From QTL to Gene: Building a Genetic Foundation for Maize Biofortification.

For millions of people in developing countries, plant-based foods are the major source of provitamin A carotenoids and vitamin E tocochromanols. More than 125 million preschool-aged children are vitamin A deficient in developing countries, with an estimated 250,000 to 500,000 of them becoming blind every year. Although clinical vitamin E deficiency is rare, suboptimal dietary intake of vitamin E at levels that are associated with an increased risk for cardiovascular disease have been reported in specific population segments of the US and developing countries. Maize is an important staple crop in many of the countries where these nutritional deficiencies are present and has considerable genetic variation for carotenoid and tocochromanol grain levels. However, the varieties of maize grain typically used for human consumption do not provide adequate daily levels of provitamin A and vitamin E. Nearly 17,000 high-pressure liquid chromatography runs were conducted to determine the genetic basis of more than 40 carotenoid and tocochromanol grain traits in the 5,000 member maize nested association mapping panel. Utilizing 28 million single nucleotide polymorphisms (SNPs), our genome-wide association study (GWAS) revealed contrasting genetic architectures between the carotenoid and tocochromanol traits. While a substantial proportion of QTL identified for carotenoids coincided with the genomic position of known carotenoid biosynthetic pathway genes, most of the tocochromanol-related QTL were not associated with known genes from the tocochromanol biosynthetic pathway.
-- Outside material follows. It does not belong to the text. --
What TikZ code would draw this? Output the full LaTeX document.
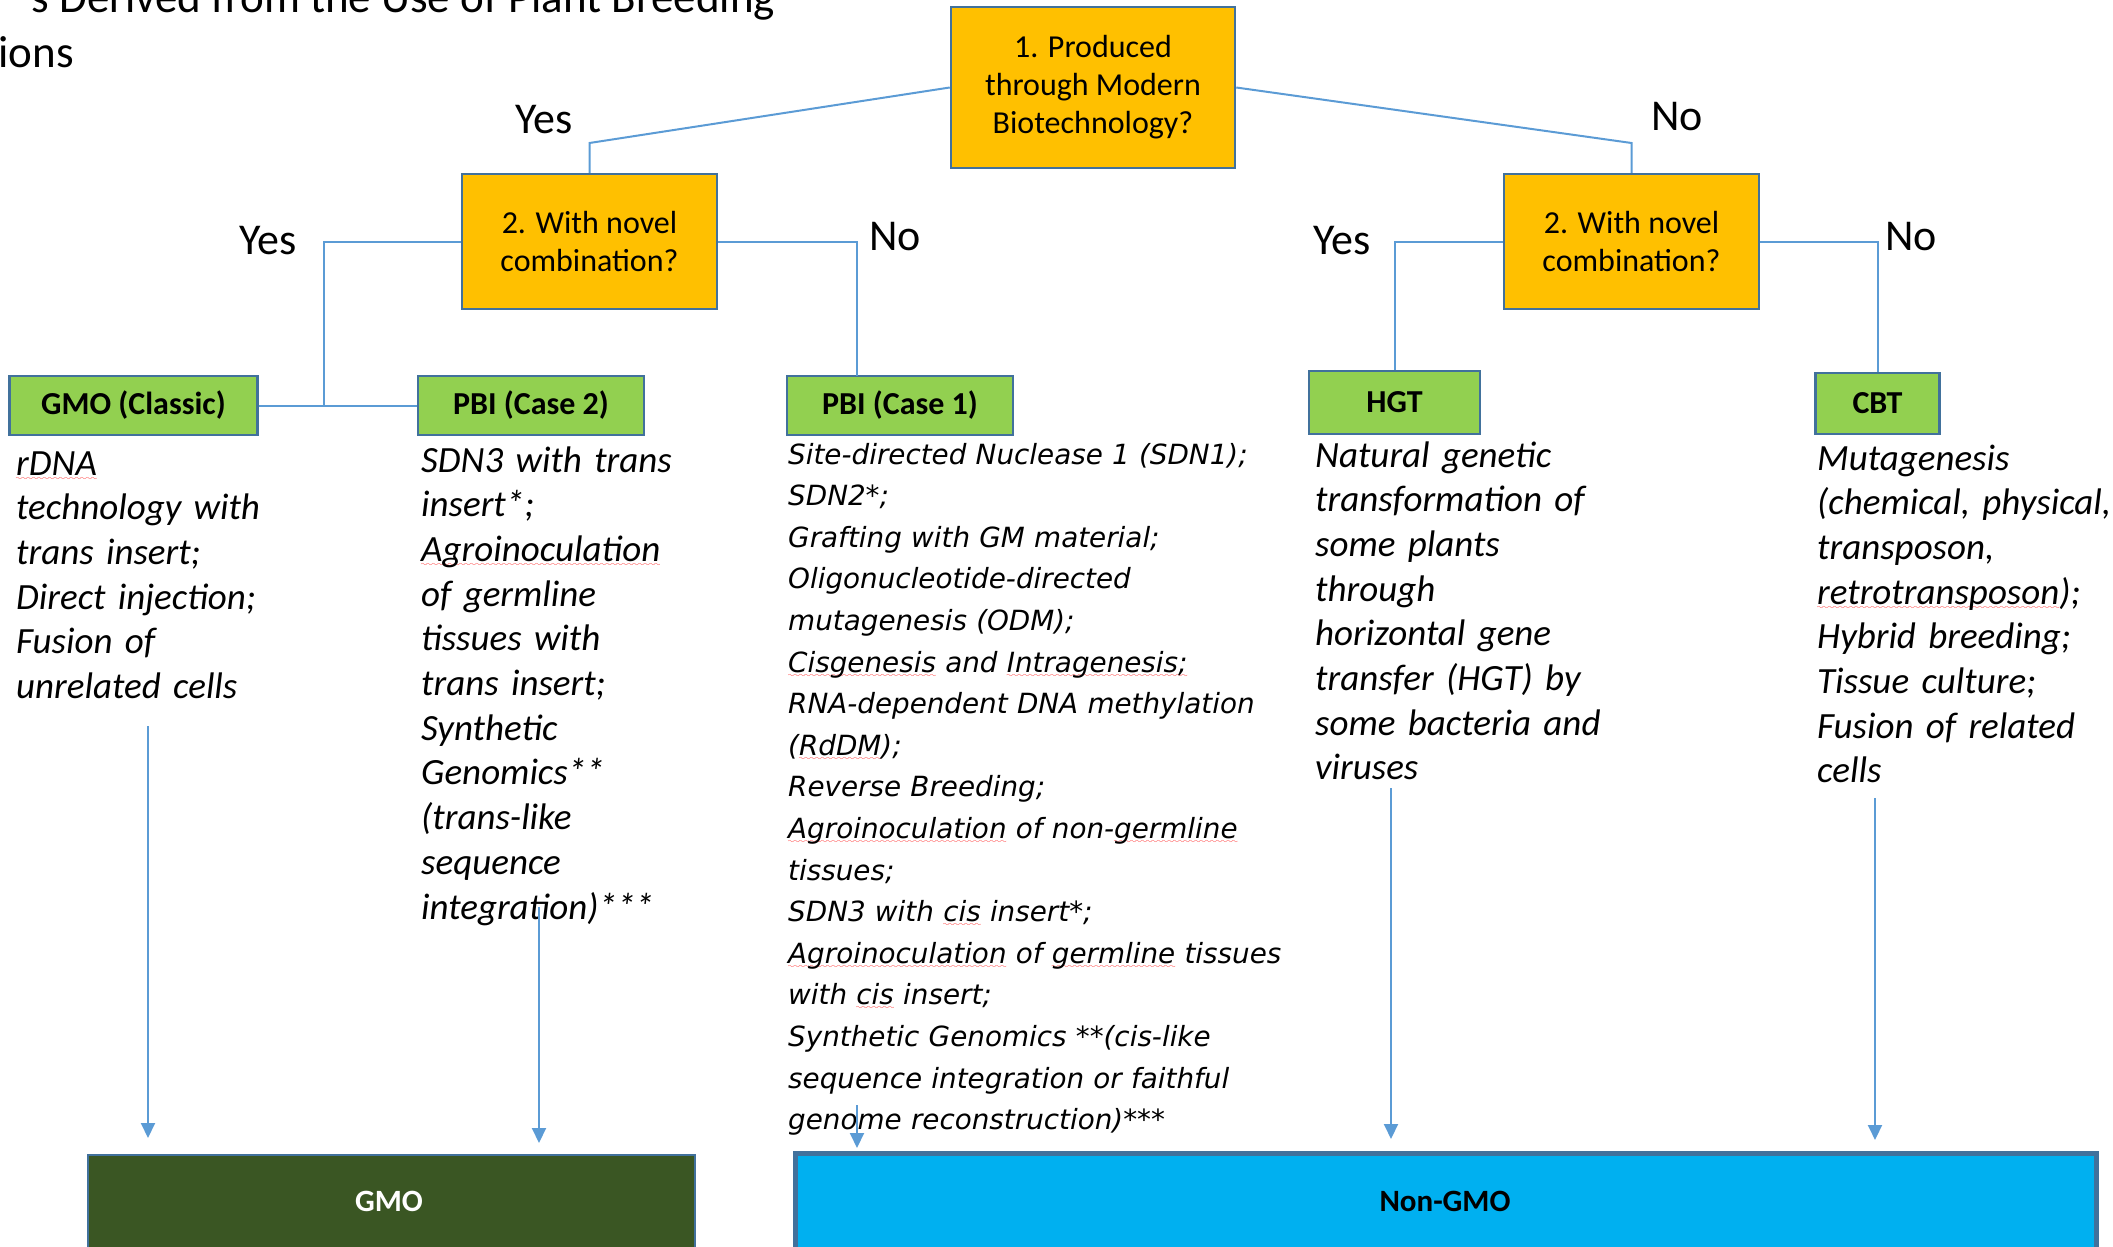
\documentclass[tikz,border=0pt]{standalone}
\usepackage{fontspec}
\setmainfont{Carlito}
\newfontfamily\verd{DejaVu Sans}
\usetikzlibrary{arrows.meta}
\definecolor{orangebox}{HTML}{FFC000}
\definecolor{greenbox}{HTML}{92D050}
\definecolor{boxedge}{HTML}{41719C}
\definecolor{linkblue}{HTML}{5B9BD5}
\definecolor{gmodark}{HTML}{3A5623}
\definecolor{nongmo}{HTML}{00B0F0}
\font\spellwave=lasy10 at 8pt
\newsavebox\spellbox
\newcommand\spell[1]{\leavevmode\sbox\spellbox{#1}\rlap{\textcolor{red}{\lower5pt\hbox to \wd\spellbox{\xleaders\hbox{\spellwave\char58}\hfill}}}\usebox\spellbox}
\begin{document}
\begin{tikzpicture}[x=1pt,y=-1pt,
  qbox/.style={draw=boxedge, line width=2.5pt, fill=orangebox, align=center, inner sep=0pt, font=\fontsize{32}{38}\selectfont},
  cbox/.style={draw=boxedge, line width=2.5pt, fill=greenbox, inner sep=0pt, font=\bfseries\fontsize{32}{38}\selectfont},
  ans/.style={font=\fontsize{44}{50}\selectfont, anchor=base west, inner sep=0pt},
  desc/.style={anchor=base west, inner sep=0pt, text width=700pt, align=left, font=\itshape\fontsize{37}{44.7}\selectfont},
  descv/.style={anchor=base west, inner sep=0pt, text width=700pt, align=left, font=\verd\itshape\fontsize{27.8}{41.6}\selectfont},
  conn/.style={draw=linkblue, line width=2pt},
  arr/.style={conn, -{Triangle[width=14pt,length=15pt]}}]
\useasboundingbox (0,0) rectangle (2113,1247);
\clip (0,0) rectangle (2113,1247);
% title fragment
\node[anchor=base east, inner sep=0pt, font=\fontsize{45}{54}\selectfont] (t1) at (775,13) {s Derived from the Use of Plant Breeding};
\node[anchor=base east, inner sep=0pt, font=\fontsize{45}{54}\selectfont] (t2) at (74,67) {ions};
% question boxes
\node[qbox, minimum width=284, minimum height=161] (q1) at (1093,87.5) {1. Produced\\through Modern\\Biotechnology?};
\node[qbox, minimum width=255, minimum height=135] (q2l) at (589.5,241.5) {2. With novel\\combination?};
\node[qbox, minimum width=255, minimum height=135] (q2r) at (1631.5,241.5) {2. With novel\\combination?};
% category boxes
\node[cbox, minimum width=248, minimum height=59] (gmoc) at (133.5,405.5) {GMO (Classic)};
\node[cbox, minimum width=226, minimum height=59] (pbi2) at (531,405.5) {PBI (Case 2)};
\node[cbox, minimum width=226, minimum height=59] (pbi1) at (900,405.5) {PBI (Case 1)};
\node[cbox, minimum width=171, minimum height=63] (hgt) at (1394.5,402.5) {HGT};
\node[cbox, minimum width=124, minimum height=61] (cbt) at (1877.5,403.5) {CBT};
% answer labels
\node[ans] (y0) at (515,133) {Yes};
\node[ans] (n0) at (1651,130) {No};
\node[ans] (y1) at (239,254) {Yes};
\node[ans] (n1) at (869,250) {No};
\node[ans] (y2) at (1313,254) {Yes};
\node[ans] (n2) at (1885,250) {No};
% connectors
\coordinate (jl) at (324,405.5);
\coordinate (p1in) at (857,376);
\draw[conn] (q1.west) -- (q2l.north |- 0,143) -- (q2l.north);
\draw[conn] (q1.east) -- (q2r.north |- 0,143) -- (q2r.north);
\draw[conn] (q2l.west) -| (jl);
\draw[conn] (gmoc.east) -- (pbi2.west);
\draw[conn] (q2l.east) -| (p1in);
\draw[conn] (q2r.west) -| (hgt.north);
\draw[conn] (q2r.east) -| (cbt.north);
% descriptions
\node[desc] (dgmo) at (16,475) {\spell{rDNA}\\technology with\\trans insert;\\Direct injection;\\Fusion of\\unrelated cells};
\node[desc] (dpbi2) at (421,472) {SDN3 with trans\\insert*;\\\spell{Agroinoculation}\\of germline\\tissues with\\trans insert;\\Synthetic\\Genomics**\\(trans-like\\sequence\\integration)***};
\node[descv] (dpbi1) at (788,464) {Site-directed Nuclease 1 (SDN1);\\SDN2*;\\Grafting with GM material;\\Oligonucleotide-directed\\mutagenesis (ODM);\\\spell{Cisgenesis} and \spell{Intragenesis;}\\RNA-dependent DNA methylation\\(\spell{RdDM});\\Reverse Breeding;\\\spell{Agroinoculation} of non-\spell{germline}\\tissues;\\SDN3 with \spell{cis} insert*;\\\spell{Agroinoculation} of \spell{germline} tissues\\with \spell{cis} insert;\\Synthetic Genomics **(cis-like\\sequence integration or faithful\\genome reconstruction)***};
\node[desc] (dhgt) at (1315,467) {Natural genetic\\transformation of\\some plants\\through\\horizontal gene\\transfer (HGT) by\\some bacteria and\\viruses};
\node[desc] (dcbt) at (1817,470) {Mutagenesis\\(chemical, physical,\\transposon,\\\spell{retrotransposon});\\Hybrid breeding;\\Tissue culture;\\Fusion of related\\cells};
% outcome boxes
\node[draw=boxedge, line width=2pt, fill=gmodark, minimum width=607, minimum height=140, inner sep=0pt] (gmo) at (391.5,1225) {};
\node[inner sep=0pt, text=white, font=\bfseries\fontsize{31}{36}\selectfont] (gmolab) at (389,1201) {GMO};
\node[draw=boxedge, line width=5pt, fill=nongmo, minimum width=1301, minimum height=150, inner sep=0pt] (ngmo) at (1445.5,1228) {};
\node[inner sep=0pt, text=black, font=\bfseries\fontsize{31}{36}\selectfont] (ngmolab) at (1445,1201) {Non-GMO};
% arrows
\coordinate (a1s) at (148,726);  \coordinate (a1e) at (148,1138);
\coordinate (a2s) at (539,907);  \coordinate (a2e) at (539,1143);
\coordinate (a3s) at (857,1105); \coordinate (a3e) at (857,1148);
\coordinate (a4s) at (1391,788); \coordinate (a4e) at (1391,1139);
\coordinate (a5s) at (1875,798); \coordinate (a5e) at (1875,1140);
\draw[arr] (a1s) -- (a1e);
\draw[arr] (a2s) -- (a2e);
\draw[arr] (a3s) -- (a3e);
\draw[arr] (a4s) -- (a4e);
\draw[arr] (a5s) -- (a5e);
\end{tikzpicture}
\end{document}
Even though all of these biochemical grain traits were highly heritable, a greater number of QTL were identified for tocochromanols relative to carotenoids. Taken together, these results suggest a simpler genetic architecture for carotenoid traits that is possibly due to the recent evolution of this pathway in maize endosperm. Notably, many of the QTL identified for carotenoids were also associated with orange kernel color intensity, implying that visual selection for dark orange kernel color could be enhanced with allele-specific marker-assisted selection for provitamin A carotenoids. Ultimately, our dissection of these two pathways supports future allele mining studies for development of nutrient dense maize.